[START Source material]
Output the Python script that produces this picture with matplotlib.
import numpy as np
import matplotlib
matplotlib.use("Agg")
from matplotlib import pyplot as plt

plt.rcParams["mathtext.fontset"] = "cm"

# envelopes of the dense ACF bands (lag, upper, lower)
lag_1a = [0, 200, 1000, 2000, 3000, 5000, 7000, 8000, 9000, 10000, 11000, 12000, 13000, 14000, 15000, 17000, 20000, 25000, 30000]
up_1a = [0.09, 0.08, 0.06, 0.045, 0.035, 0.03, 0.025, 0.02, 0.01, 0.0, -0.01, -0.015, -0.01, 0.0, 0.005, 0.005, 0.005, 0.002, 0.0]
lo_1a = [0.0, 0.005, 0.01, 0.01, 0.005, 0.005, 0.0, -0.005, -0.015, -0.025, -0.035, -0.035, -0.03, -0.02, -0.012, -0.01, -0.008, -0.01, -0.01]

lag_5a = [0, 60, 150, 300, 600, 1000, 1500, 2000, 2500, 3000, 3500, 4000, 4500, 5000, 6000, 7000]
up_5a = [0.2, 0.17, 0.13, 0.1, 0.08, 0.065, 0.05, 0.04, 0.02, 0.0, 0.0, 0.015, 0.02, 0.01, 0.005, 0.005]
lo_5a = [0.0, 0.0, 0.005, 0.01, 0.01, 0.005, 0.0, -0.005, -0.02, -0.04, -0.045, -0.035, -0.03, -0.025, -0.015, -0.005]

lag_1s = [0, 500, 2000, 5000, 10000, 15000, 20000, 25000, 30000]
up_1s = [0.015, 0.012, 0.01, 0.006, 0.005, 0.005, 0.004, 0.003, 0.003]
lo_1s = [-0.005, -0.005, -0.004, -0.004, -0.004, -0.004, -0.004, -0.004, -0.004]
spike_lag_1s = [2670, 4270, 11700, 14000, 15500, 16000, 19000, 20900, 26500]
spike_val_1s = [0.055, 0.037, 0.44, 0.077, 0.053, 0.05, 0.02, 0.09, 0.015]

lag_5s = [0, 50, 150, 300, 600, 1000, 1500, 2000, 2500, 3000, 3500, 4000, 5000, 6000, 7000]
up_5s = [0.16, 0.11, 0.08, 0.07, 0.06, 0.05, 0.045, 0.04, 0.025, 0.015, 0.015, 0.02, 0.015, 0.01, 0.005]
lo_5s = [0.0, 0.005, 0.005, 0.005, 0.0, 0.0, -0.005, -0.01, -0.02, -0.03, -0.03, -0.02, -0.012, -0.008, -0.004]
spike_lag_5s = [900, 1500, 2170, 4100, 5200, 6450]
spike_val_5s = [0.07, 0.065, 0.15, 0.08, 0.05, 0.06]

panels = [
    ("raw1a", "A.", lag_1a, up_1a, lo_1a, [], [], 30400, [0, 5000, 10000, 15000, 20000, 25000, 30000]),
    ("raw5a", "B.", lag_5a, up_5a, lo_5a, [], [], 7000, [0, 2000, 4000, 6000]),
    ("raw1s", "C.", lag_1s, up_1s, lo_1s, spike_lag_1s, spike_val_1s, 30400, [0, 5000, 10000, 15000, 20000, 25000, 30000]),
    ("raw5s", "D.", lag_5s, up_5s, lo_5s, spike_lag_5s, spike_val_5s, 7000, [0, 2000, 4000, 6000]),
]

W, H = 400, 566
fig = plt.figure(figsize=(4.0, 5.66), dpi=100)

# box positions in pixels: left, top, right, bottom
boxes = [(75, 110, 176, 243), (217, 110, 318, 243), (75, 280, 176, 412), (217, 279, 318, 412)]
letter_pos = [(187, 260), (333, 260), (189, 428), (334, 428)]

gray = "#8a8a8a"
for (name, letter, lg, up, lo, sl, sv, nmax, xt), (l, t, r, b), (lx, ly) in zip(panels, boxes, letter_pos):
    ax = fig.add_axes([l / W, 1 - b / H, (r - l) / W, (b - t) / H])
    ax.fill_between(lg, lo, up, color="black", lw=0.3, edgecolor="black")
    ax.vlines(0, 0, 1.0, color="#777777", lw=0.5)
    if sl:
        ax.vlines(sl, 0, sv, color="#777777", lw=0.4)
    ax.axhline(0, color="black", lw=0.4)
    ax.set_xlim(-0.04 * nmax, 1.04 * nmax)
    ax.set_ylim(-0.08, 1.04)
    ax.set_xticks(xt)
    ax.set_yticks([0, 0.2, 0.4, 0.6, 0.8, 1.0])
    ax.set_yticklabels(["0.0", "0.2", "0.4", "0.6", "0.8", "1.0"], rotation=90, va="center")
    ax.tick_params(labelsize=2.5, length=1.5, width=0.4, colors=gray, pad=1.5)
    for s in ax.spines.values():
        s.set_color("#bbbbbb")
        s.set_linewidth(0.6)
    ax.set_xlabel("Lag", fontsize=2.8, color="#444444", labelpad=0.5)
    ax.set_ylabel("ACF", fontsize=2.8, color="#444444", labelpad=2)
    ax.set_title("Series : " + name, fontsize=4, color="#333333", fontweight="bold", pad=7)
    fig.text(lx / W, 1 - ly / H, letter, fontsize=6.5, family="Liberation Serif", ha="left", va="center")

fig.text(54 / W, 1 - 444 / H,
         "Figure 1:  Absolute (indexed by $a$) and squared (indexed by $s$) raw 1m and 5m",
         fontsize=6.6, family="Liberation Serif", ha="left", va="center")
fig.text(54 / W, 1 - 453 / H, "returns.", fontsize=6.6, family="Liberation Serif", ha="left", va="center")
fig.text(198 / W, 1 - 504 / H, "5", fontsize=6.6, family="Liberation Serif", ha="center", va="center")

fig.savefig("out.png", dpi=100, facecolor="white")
[END Source material]
Written problem: Give back exactly the material above from its opening line to the line bearing "-0.008, -0.01, -0.01]".

Response:
Output the Python script that produces this picture with matplotlib.
import numpy as np
import matplotlib
matplotlib.use("Agg")
from matplotlib import pyplot as plt

plt.rcParams["mathtext.fontset"] = "cm"

# envelopes of the dense ACF bands (lag, upper, lower)
lag_1a = [0, 200, 1000, 2000, 3000, 5000, 7000, 8000, 9000, 10000, 11000, 12000, 13000, 14000, 15000, 17000, 20000, 25000, 30000]
up_1a = [0.09, 0.08, 0.06, 0.045, 0.035, 0.03, 0.025, 0.02, 0.01, 0.0, -0.01, -0.015, -0.01, 0.0, 0.005, 0.005, 0.005, 0.002, 0.0]
lo_1a = [0.0, 0.005, 0.01, 0.01, 0.005, 0.005, 0.0, -0.005, -0.015, -0.025, -0.035, -0.035, -0.03, -0.02, -0.012, -0.01, -0.008, -0.01, -0.01]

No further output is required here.